When the Nevada Interscholastic Activities Association changed the high school sports landscape with the creation of conference realignment two years, they did so with the intent of creating an equal playing field.

By doing so, it was the NIAA’s intent to drop the lower tier Division I programs who regularly don’t succeed into the Division I-A, with hopes that their programs could prosper within the new league and build a solid foundation in the coming years to return to the Division I ranks. While this strategy has worked for Faith Lutheran, Sierra Vista and Spring Valley the past two season, who will all be Division I programs again next fall, one things the NIAA might not have thought about was the impact created by sending those lower tier Division I programs into the same classification as schools with nearly a third of the population.

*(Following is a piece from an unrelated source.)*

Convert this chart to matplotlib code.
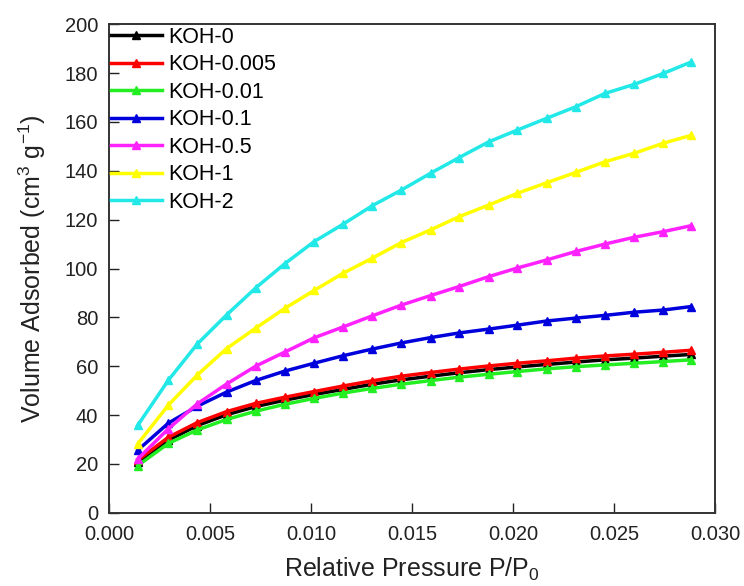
import matplotlib
matplotlib.use("Agg")
import matplotlib.pyplot as plt

plt.rcParams['font.family'] = ['Liberation Sans', 'DejaVu Sans']
plt.rcParams['mathtext.fontset'] = 'custom'
plt.rcParams['mathtext.rm'] = 'Liberation Sans'
plt.rcParams['mathtext.it'] = 'Liberation Sans'

pressure = [0.00141, 0.00293, 0.00436, 0.00581, 0.00727, 0.00870, 0.01014, 0.01159,
            0.01302, 0.01446, 0.01591, 0.01732, 0.01880, 0.02021, 0.02166, 0.02312,
            0.02455, 0.02600, 0.02744, 0.02880]

koh_0 = [20.6, 29.7, 35.7, 40.1, 43.5, 46.1, 48.4, 50.5, 52.6, 54.4, 55.9, 57.3,
         58.6, 59.7, 60.7, 61.7, 62.6, 63.3, 64.1, 64.8]
koh_0005 = [21.5, 30.9, 36.9, 41.4, 44.8, 47.3, 49.6, 51.9, 54.0, 55.9, 57.4, 58.8,
            60.1, 61.2, 62.2, 63.3, 64.2, 64.9, 65.7, 66.5]
koh_001 = [19.3, 28.4, 33.9, 38.2, 41.6, 44.4, 46.8, 49.0, 50.9, 52.6, 54.1, 55.5,
           56.7, 57.8, 58.9, 59.8, 60.5, 61.2, 61.9, 62.6]
koh_01 = [25.6, 36.7, 43.6, 49.4, 54.2, 58.0, 61.2, 64.3, 67.0, 69.5, 71.7, 73.6,
          75.2, 76.8, 78.5, 79.7, 80.8, 82.1, 83.0, 84.4]
koh_05 = [22.0, 34.4, 44.6, 52.7, 60.1, 65.8, 71.6, 76.1, 80.6, 85.0, 88.9, 92.6,
          96.7, 100.2, 103.5, 107.0, 110.0, 112.8, 115.1, 117.5]
koh_1 = [28.2, 44.1, 56.4, 67.2, 75.7, 83.7, 91.0, 98.1, 104.2, 110.6, 115.8, 121.2,
         126.0, 130.8, 135.1, 139.4, 143.7, 147.2, 151.3, 154.5]
koh_2 = [35.8, 54.3, 69.1, 81.0, 92.2, 102.0, 111.0, 118.2, 125.7, 132.1, 139.0, 145.4,
         151.9, 156.7, 161.5, 166.3, 171.7, 175.4, 179.9, 184.5]

labels = ['KOH-0', 'KOH-0.005', 'KOH-0.01', 'KOH-0.1', 'KOH-0.5', 'KOH-1', 'KOH-2']
series = [koh_0, koh_0005, koh_001, koh_01, koh_05, koh_1, koh_2]
colors = ['#000000', '#ff0000', '#22ee22', '#0000dd', '#ff22ff', '#ffff00', '#22e8e8']

x_ticks = [0.000, 0.005, 0.010, 0.015, 0.020, 0.025, 0.030]
y_ticks = [0, 20, 40, 60, 80, 100, 120, 140, 160, 180, 200]

fig = plt.figure(figsize=(7.44, 5.86), dpi=100)
ax = fig.add_axes([0.1469, 0.1251, 0.961 - 0.1469, 0.9585 - 0.1251])

for ys, lab, c in zip(series, labels, colors):
    ax.plot(pressure, ys, color=c, lw=2.5, marker='^', ms=5.5, label=lab)

ax.set_xlim(0, 0.030)
ax.set_ylim(0, 200)
ax.set_xticks(x_ticks)
ax.set_xticklabels([f'{v:.3f}' for v in x_ticks])
ax.set_yticks(y_ticks)
ax.tick_params(direction='in', length=7, width=1.0, labelsize=14.5, top=False, right=False,
               colors='#222222', labelcolor='#222222')
ax.tick_params(axis='x', pad=9)
ax.tick_params(axis='y', pad=8)
for s in ax.spines.values():
    s.set_linewidth(1.4)
    s.set_color('#333333')

ax.set_xlabel('Relative Pressure P/P$_{\\mathrm{0}}$', fontsize=18, color='#222222', labelpad=8)
ax.set_ylabel('Volume Adsorbed (cm$^{3}$ g$^{-1}$)', fontsize=18, color='#222222', labelpad=12)

leg = ax.legend(loc='upper left', frameon=False, fontsize=15.5, handlelength=2.4,
                handletextpad=0.3, labelspacing=0.30, borderaxespad=0.0,
                borderpad=0.0, bbox_to_anchor=(0.002, 0.995))

fig.savefig('out.png', dpi=100)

“I don’t think smaller schools should be playing bigger schools,” Boulder City baseball coach Bobby Reese said, who guided the Eagles to their first Division I-A state championship since 2006 last week. “Population size means everything. With low participation numbers, it gets very hard for smaller programs to compete, not just ourselves, but other small town school programs as well like Virgin Valley and Moapa Valley.”

Luckily for Reese and the rest of the smaller tier programs, they won’t have to worry about playing larger enrollment opponents next season, with the NIAA reclassifying the league powers in several sports back into the Division I ranks starting next fall.

“Thankfully the league will now be back to what it was suppose to be four years ago when it started, Reese added. “I’ve been unhappy with having to play league opponents with 3 times our population enrollment. That is a huge difference and it pays a toll on our athletes.” Reese said that bigger schools have the numbers to breed one-sport athletes while schools like Boulder City do not. “These bigger schools, most of their athletes play one sport, ours are asked to play multiple and that’s the way I like it, but we would like to play schools in a similar situation. The new alignment is better but not perfect. The lower population programs like Moapa, Virgin and ourselves benefit.”

Not only should the Eagles benefit by playing programs closer to their population, but they should also benefit in the win column of several of their key programs with the division’s bigger schools out of the picture.

With Spring Valley gone, state championships in girls basketball and softball become more likely next season, with the reigning champs leaving the classification. Football, boys basketball and baseball opens up further for a more competitive league with all three newly placed Division I opponents out of the picture.

“This is the right move by the NIAA,” Reese concluded. “It gives everyone a fair shake. This isn’t about just winning, it’s about competing fairly.”